===== Given information

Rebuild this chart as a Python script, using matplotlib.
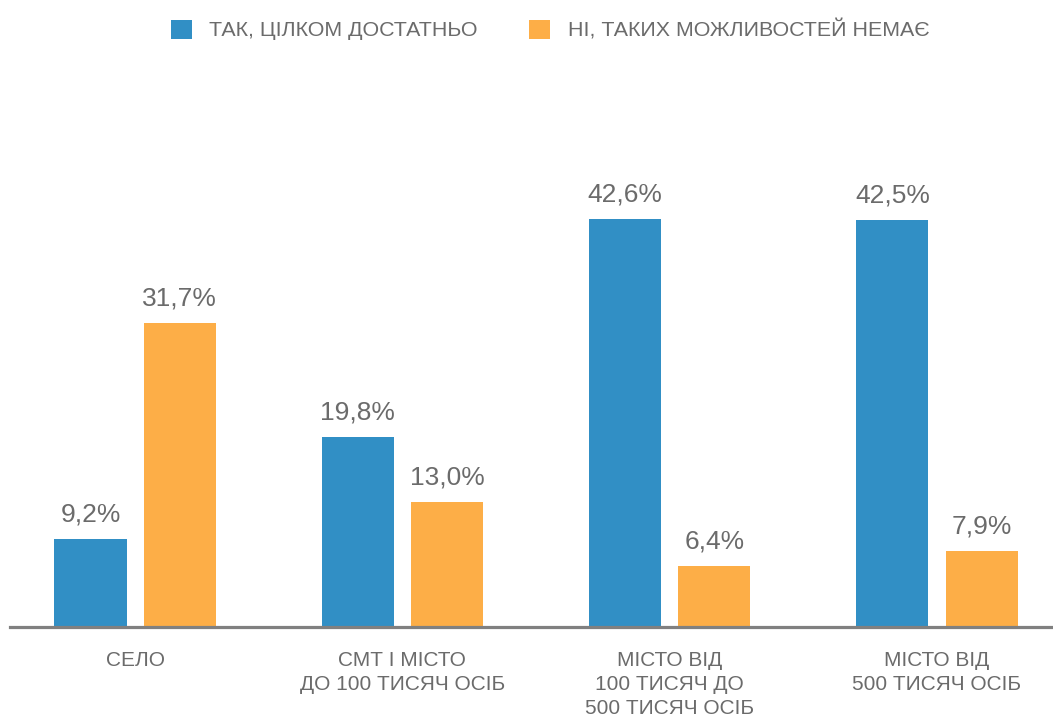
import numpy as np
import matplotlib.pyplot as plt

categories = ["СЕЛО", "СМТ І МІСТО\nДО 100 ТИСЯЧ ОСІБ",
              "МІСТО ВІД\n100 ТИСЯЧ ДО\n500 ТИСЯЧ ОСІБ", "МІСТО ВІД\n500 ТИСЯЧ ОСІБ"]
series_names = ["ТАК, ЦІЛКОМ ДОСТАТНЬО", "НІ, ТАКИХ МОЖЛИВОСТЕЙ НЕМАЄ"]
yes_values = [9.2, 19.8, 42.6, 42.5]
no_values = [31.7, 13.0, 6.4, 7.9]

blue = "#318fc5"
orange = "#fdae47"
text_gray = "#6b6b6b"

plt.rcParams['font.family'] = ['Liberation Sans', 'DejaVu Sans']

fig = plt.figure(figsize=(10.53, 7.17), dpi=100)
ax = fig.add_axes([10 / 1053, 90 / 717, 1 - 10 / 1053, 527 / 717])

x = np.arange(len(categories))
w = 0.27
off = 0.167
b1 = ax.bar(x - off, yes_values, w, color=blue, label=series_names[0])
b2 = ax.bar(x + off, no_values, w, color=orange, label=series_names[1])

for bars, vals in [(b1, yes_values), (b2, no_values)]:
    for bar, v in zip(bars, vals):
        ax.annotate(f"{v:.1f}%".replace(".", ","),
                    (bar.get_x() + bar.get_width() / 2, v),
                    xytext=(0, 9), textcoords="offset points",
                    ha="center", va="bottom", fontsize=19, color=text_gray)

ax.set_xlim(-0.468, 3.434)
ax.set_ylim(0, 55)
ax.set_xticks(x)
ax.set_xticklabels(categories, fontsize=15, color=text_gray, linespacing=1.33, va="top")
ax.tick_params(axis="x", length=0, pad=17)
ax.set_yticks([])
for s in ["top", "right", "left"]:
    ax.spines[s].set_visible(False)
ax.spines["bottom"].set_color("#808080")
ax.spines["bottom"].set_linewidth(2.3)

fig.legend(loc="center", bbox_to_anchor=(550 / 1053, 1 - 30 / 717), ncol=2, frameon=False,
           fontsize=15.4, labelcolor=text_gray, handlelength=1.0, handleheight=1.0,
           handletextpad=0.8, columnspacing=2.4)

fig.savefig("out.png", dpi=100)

==========

# What the exercise asks
Make an exact copy of the data above, pictures excluded.

# The completed task
Rebuild this chart as a Python script, using matplotlib.
import numpy as np
import matplotlib.pyplot as plt

categories = ["СЕЛО", "СМТ І МІСТО\nДО 100 ТИСЯЧ ОСІБ",
              "МІСТО ВІД\n100 ТИСЯЧ ДО\n500 ТИСЯЧ ОСІБ", "МІСТО ВІД\n500 ТИСЯЧ ОСІБ"]
series_names = ["ТАК, ЦІЛКОМ ДОСТАТНЬО", "НІ, ТАКИХ МОЖЛИВОСТЕЙ НЕМАЄ"]
yes_values = [9.2, 19.8, 42.6, 42.5]
no_values = [31.7, 13.0, 6.4, 7.9]

blue = "#318fc5"
orange = "#fdae47"
text_gray = "#6b6b6b"

plt.rcParams['font.family'] = ['Liberation Sans', 'DejaVu Sans']

fig = plt.figure(figsize=(10.53, 7.17), dpi=100)
ax = fig.add_axes([10 / 1053, 90 / 717, 1 - 10 / 1053, 527 / 717])

x = np.arange(len(categories))
w = 0.27
off = 0.167
b1 = ax.bar(x - off, yes_values, w, color=blue, label=series_names[0])
b2 = ax.bar(x + off, no_values, w, color=orange, label=series_names[1])

for bars, vals in [(b1, yes_values), (b2, no_values)]:
    for bar, v in zip(bars, vals):
        ax.annotate(f"{v:.1f}%".replace(".", ","),
                    (bar.get_x() + bar.get_width() / 2, v),
                    xytext=(0, 9), textcoords="offset points",
                    ha="center", va="bottom", fontsize=19, color=text_gray)

ax.set_xlim(-0.468, 3.434)
ax.set_ylim(0, 55)
ax.set_xticks(x)
ax.set_xticklabels(categories, fontsize=15, color=text_gray, linespacing=1.33, va="top")
ax.tick_params(axis="x", length=0, pad=17)
ax.set_yticks([])
for s in ["top", "right", "left"]:
    ax.spines[s].set_visible(False)
ax.spines["bottom"].set_color("#808080")
ax.spines["bottom"].set_linewidth(2.3)

fig.legend(loc="center", bbox_to_anchor=(550 / 1053, 1 - 30 / 717), ncol=2, frameon=False,
           fontsize=15.4, labelcolor=text_gray, handlelength=1.0, handleheight=1.0,
           handletextpad=0.8, columnspacing=2.4)

fig.savefig("out.png", dpi=100)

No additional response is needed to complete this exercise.